Because it is perfectly possible to make low or no profits over the lifetime of a project but still expect to make a fat operating profit – from now until the end of the project. A company in that situation will still produce oil to generate those operating profits precisely because that is the best outcome available to them now. It would only think about walking away if the price of oil went so low it started to approach what the ongoing operating costs were.
Globally, US tight oil – “shale oil” – is relatively high cost. But even here companies are quoting figures of $40 to $45 a barrel for their projects to keep running. Most “conventional” production has operating costs well below that. Saudi Arabia has famously low operating costs of only a few dollars a barrel, one reason they are untroubled by the current market. But even in deep water offshore, or frontier provinces such as are emerging in Africa, operating costs might only be $20-25 a barrel. This is the “economic limit” which would be the real determinant of whether it made sense for a company to walk away from a producing field. And we are some way away from that.

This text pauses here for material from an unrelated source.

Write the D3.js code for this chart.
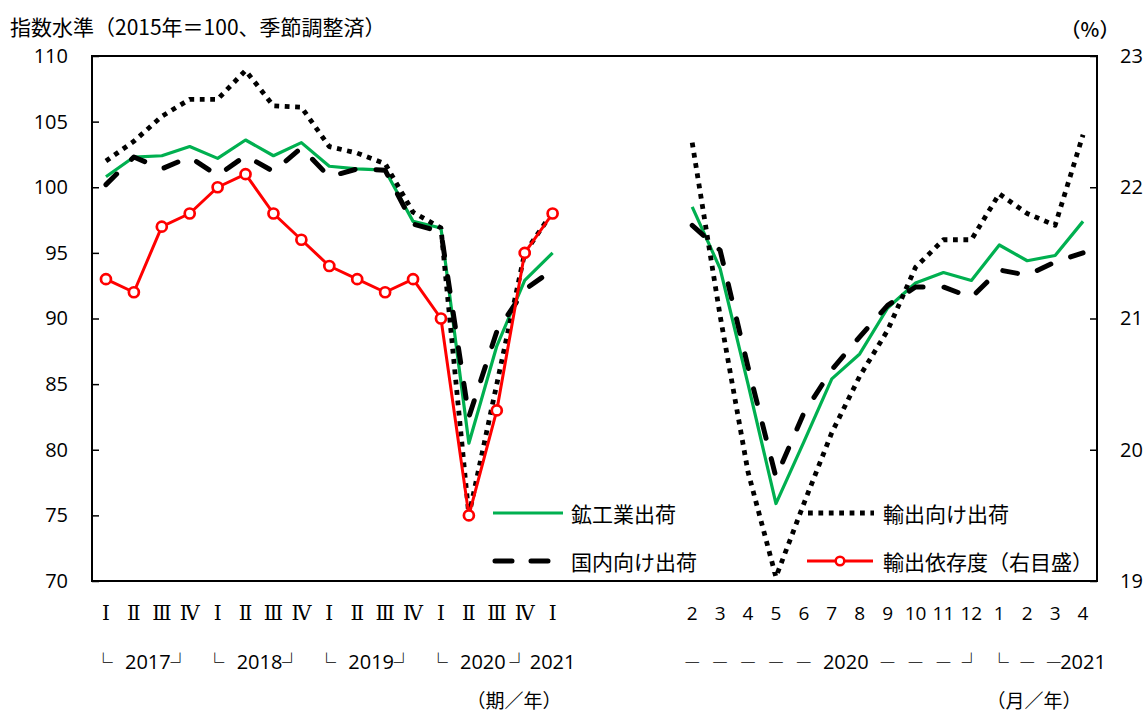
<!DOCTYPE html>
<html>
<head>
<meta charset="utf-8">
<script src="https://cdn.jsdelivr.net/npm/d3@7"></script>
<style>
body { margin: 0; background: #fff; }
svg { display: block; }
</style>
</head>
<body>
<svg width="1145" height="713"></svg>
<script>
// categories: 2017 I .. 2021 I (quarters), 4 empty slots, 2020/2 .. 2021/4 (months)
const quarterLabels = ["Ⅰ","Ⅱ","Ⅲ","Ⅳ","Ⅰ","Ⅱ","Ⅲ","Ⅳ","Ⅰ","Ⅱ","Ⅲ","Ⅳ","Ⅰ","Ⅱ","Ⅲ","Ⅳ","Ⅰ"];
const gapCount = 4;
const monthLabels = ["2","3","4","5","6","7","8","9","10","11","12","1","2","3","4"];

// year row under the ticks: [text, category slot]
const yearRow = [
    ["└", -0.1], ["2017", 1.5], ["┘", 2.65],
    ["└", 3.9], ["2018", 5.5], ["┘", 6.65],
    ["└", 7.9], ["2019", 9.5], ["┘", 10.65],
    ["└", 11.9], ["2020", 13.5], ["┘", 14.8], ["2021", 16],
    ["―", 21], ["―", 22], ["―", 23], ["―", 24], ["―", 25], ["2020", 26.5],
    ["―", 28], ["―", 29], ["―", 30], ["┘", 31], ["└", 32], ["―", 33], ["―", 33.95], ["2021", 35]
];

// 鉱工業出荷
const miningQ = [100.8,102.3,102.4,103.1,102.2,103.6,102.4,103.4,101.6,101.4,101.3,97.4,96.9,80.5,87.9,92.9,95.0];
const miningM = [98.5,93.8,85.0,75.9,80.6,85.4,87.3,90.8,92.7,93.5,92.9,95.6,94.4,94.8,97.4];
// 国内向け出荷
const domesticQ = [100.2,102.3,101.4,102.3,100.9,102.4,101.2,103.0,100.8,101.4,101.3,97.2,96.6,82.5,89.0,92.2,93.7];
const domesticM = [97.1,95.2,86.3,77.9,82.8,86.1,88.6,91.0,92.4,92.4,91.6,93.7,93.3,94.3,95.0];
// 輸出向け出荷
const exportQ = [102.0,103.5,105.4,106.7,106.7,108.9,106.2,106.1,103.1,102.6,101.8,98.1,96.9,75.0,85.0,95.0,98.1];
const exportM = [103.4,90.2,78.3,70.3,75.9,81.3,85.6,89.1,93.9,96.0,96.0,99.5,98.0,97.1,104.0];
// 輸出依存度 (右目盛, %)
const ratioQ = [21.3,21.2,21.7,21.8,22.0,22.1,21.8,21.6,21.4,21.3,21.2,21.3,21.0,19.5,20.3,21.5,21.8];

const leftTicks = [70,75,80,85,90,95,100,105,110];
const rightTicks = [19,20,21,22,23];

const numFont = "'Open Sans', 'Noto Sans CJK JP', sans-serif";
const jpFont = "'Noto Sans CJK JP', sans-serif";

const svg = d3.select("svg");
const nCat = quarterLabels.length + gapCount + monthLabels.length;
const monthStart = quarterLabels.length + gapCount;

const x = d3.scalePoint().domain(d3.range(nCat)).range([92, 1097]).padding(0.5);
const step = x.step();
const xs = v => x(0) + v * step;          // fractional slot position
const yL = d3.scaleLinear().domain([70, 110]).range([581, 56]);
const yR = d3.scaleLinear().domain([19, 23]).range([581, 56]);

// axes
const gl = svg.append("g").attr("transform", "translate(92,0)")
    .call(d3.axisLeft(yL).tickValues(leftTicks).tickSize(-7).tickPadding(24).tickFormat(d3.format("d")));
const gr = svg.append("g").attr("transform", "translate(1097,0)")
    .call(d3.axisRight(yR).tickValues(rightTicks).tickSize(-7).tickPadding(23).tickFormat(d3.format("d")));
for (const g of [gl, gr]) {
    g.select(".domain").remove();
    g.selectAll(".tick line").attr("stroke", "#000").attr("stroke-width", 1.5);
    g.selectAll(".tick text").attr("font-family", numFont).attr("font-size", 20).attr("fill", "#000");
}

svg.append("rect")
    .attr("x", 92).attr("y", 56).attr("width", 1005).attr("height", 525)
    .attr("fill", "none").attr("stroke", "#000").attr("stroke-width", 2);

// category labels
svg.append("g").selectAll("text")
    .data(quarterLabels)
    .join("text")
    .attr("x", (d, i) => x(i))
    .attr("y", 613)
    .attr("dominant-baseline", "central")
    .attr("text-anchor", "middle")
    .attr("font-family", "'DejaVu Serif', serif")
    .attr("font-size", 20)
    .text(d => d);

svg.append("g").selectAll("text")
    .data(monthLabels)
    .join("text")
    .attr("x", (d, i) => x(monthStart + i))
    .attr("y", 613)
    .attr("dominant-baseline", "central")
    .attr("text-anchor", "middle")
    .attr("font-family", numFont)
    .attr("font-size", 19)
    .text(d => d);

svg.append("g").selectAll("text")
    .data(yearRow)
    .join("text")
    .attr("x", d => xs(d[1]))
    .attr("y", 661)
    .attr("dominant-baseline", "central")
    .attr("text-anchor", "middle")
    .attr("font-family", d => /\d/.test(d[0]) ? numFont : jpFont)
    .attr("font-size", d => /\d/.test(d[0]) ? 20 : (d[0] === "―" ? 16 : 19))
    .text(d => d[0]);

svg.append("text").attr("x", 514).attr("y", 699)
    .attr("dominant-baseline", "central").attr("text-anchor", "middle")
    .attr("font-family", jpFont).attr("font-size", 19).text("（期／年）");
svg.append("text").attr("x", 1034).attr("y", 699)
    .attr("dominant-baseline", "central").attr("text-anchor", "middle")
    .attr("font-family", jpFont).attr("font-size", 19).text("（月／年）");

svg.append("text").attr("x", 10).attr("y", 26)
    .attr("dominant-baseline", "central")
    .attr("font-family", jpFont).attr("font-size", 21).text("指数水準（2015年＝100、季節調整済）");
svg.append("text").attr("x", 1090).attr("y", 28)
    .attr("dominant-baseline", "central").attr("text-anchor", "middle")
    .attr("font-family", jpFont).attr("font-size", 20).attr("font-weight", 500).text("（%）");

// series
const styles = {
    mining:   { stroke: "#00b050", width: 3.2, dash: null, cap: "butt" },
    domestic: { stroke: "#000", width: 5, dash: "15 21", cap: "round" },
    exports:  { stroke: "#000", width: 4.8, dash: "4.8 5.6", cap: "butt" },
    ratio:    { stroke: "#ff0000", width: 3, dash: null, cap: "butt" }
};

function drawSeries(vals, offset, y, st) {
    const pts = vals.map((v, i) => [x(offset + i), y(v)]);
    svg.append("path")
        .attr("d", d3.line()(pts))
        .attr("fill", "none")
        .attr("stroke", st.stroke)
        .attr("stroke-width", st.width)
        .attr("stroke-dasharray", st.dash)
        .attr("stroke-linecap", st.cap)
        .attr("stroke-linejoin", "round");
    return pts;
}

drawSeries(miningQ, 0, yL, styles.mining);
drawSeries(miningM, monthStart, yL, styles.mining);
drawSeries(domesticQ, 0, yL, styles.domestic);
drawSeries(domesticM, monthStart, yL, styles.domestic);
drawSeries(exportQ, 0, yL, styles.exports);
drawSeries(exportM, monthStart, yL, styles.exports);
const ratioPts = drawSeries(ratioQ, 0, yR, styles.ratio);
svg.append("g").selectAll("circle")
    .data(ratioPts)
    .join("circle")
    .attr("cx", d => d[0]).attr("cy", d => d[1]).attr("r", 5)
    .attr("fill", "#fff").attr("stroke", "#ff0000").attr("stroke-width", 2.7);

// legend
const legend = [
    { key: "mining",   label: "鉱工業出荷",           x0: 493, x1: 563, tx: 571, y: 513 },
    { key: "domestic", label: "国内向け出荷",         x0: 495, x1: 549, tx: 571, y: 561 },
    { key: "exports",  label: "輸出向け出荷",         x0: 808, x1: 874, tx: 883, y: 513 },
    { key: "ratio",    label: "輸出依存度（右目盛）", x0: 807, x1: 873, tx: 883, y: 561 }
];
const lg = svg.append("g");
for (const item of legend) {
    const st = styles[item.key];
    lg.append("line")
        .attr("x1", item.x0).attr("x2", item.x1).attr("y1", item.y).attr("y2", item.y)
        .attr("stroke", st.stroke).attr("stroke-width", st.width)
        .attr("stroke-dasharray", item.key === "domestic" ? "17 19" : st.dash)
        .attr("stroke-linecap", st.cap);
    if (item.key === "ratio") {
        lg.append("circle").attr("cx", (item.x0 + item.x1) / 2).attr("cy", item.y).attr("r", 4.3)
            .attr("fill", "#fff").attr("stroke", "#ff0000").attr("stroke-width", 2.5);
    }
    lg.append("text").attr("x", item.tx).attr("y", item.y)
        .attr("dominant-baseline", "central")
        .attr("font-family", jpFont).attr("font-size", 21).text(item.label);
}
</script>
</body>
</html>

And just to give a sense of the numbers. Take a field in Africa with 100 million barrels of reserves. It cost a billion dollars to develop, is in early stage production, and has operating costs of about $20 per barrel. If the company digs out the forecasts it made before it decided to go ahead, it could now be looking at a Net Present Value (future profits distilled into a lump sum figure today) of $800 million assuming the current low prices continue. This would be above and beyond the costs incurred, but since it would take decades to earn those future revenues, there might indeed not be enough of a profit to make the project worthwhile compared to other oil fields the company could invest in, or indeed projects the investors behind them could put their money into in other sectors. In other words, if they were facing the investment decision today, they would say no. And – this is Paul Collier’s point – they may say this loudly to the government now.
But that would have been five years ago. Today the figures look very different. Take out the billion dollars of development costs they can never get back and under the same assumptions the project offers them a Net Present Value of $2 billion. Maybe less than they would have hoped – on the prices of a year ago that would have been more like $3 billion. But they won’t walk away and it is not the government’s business to subsidise the company’s shareholders for falling prices on a deal already made.
Because the deal was made in full knowledge that this could happen. That is the reality of the risk-reward paradigm. This risk was already factored in – or should have been.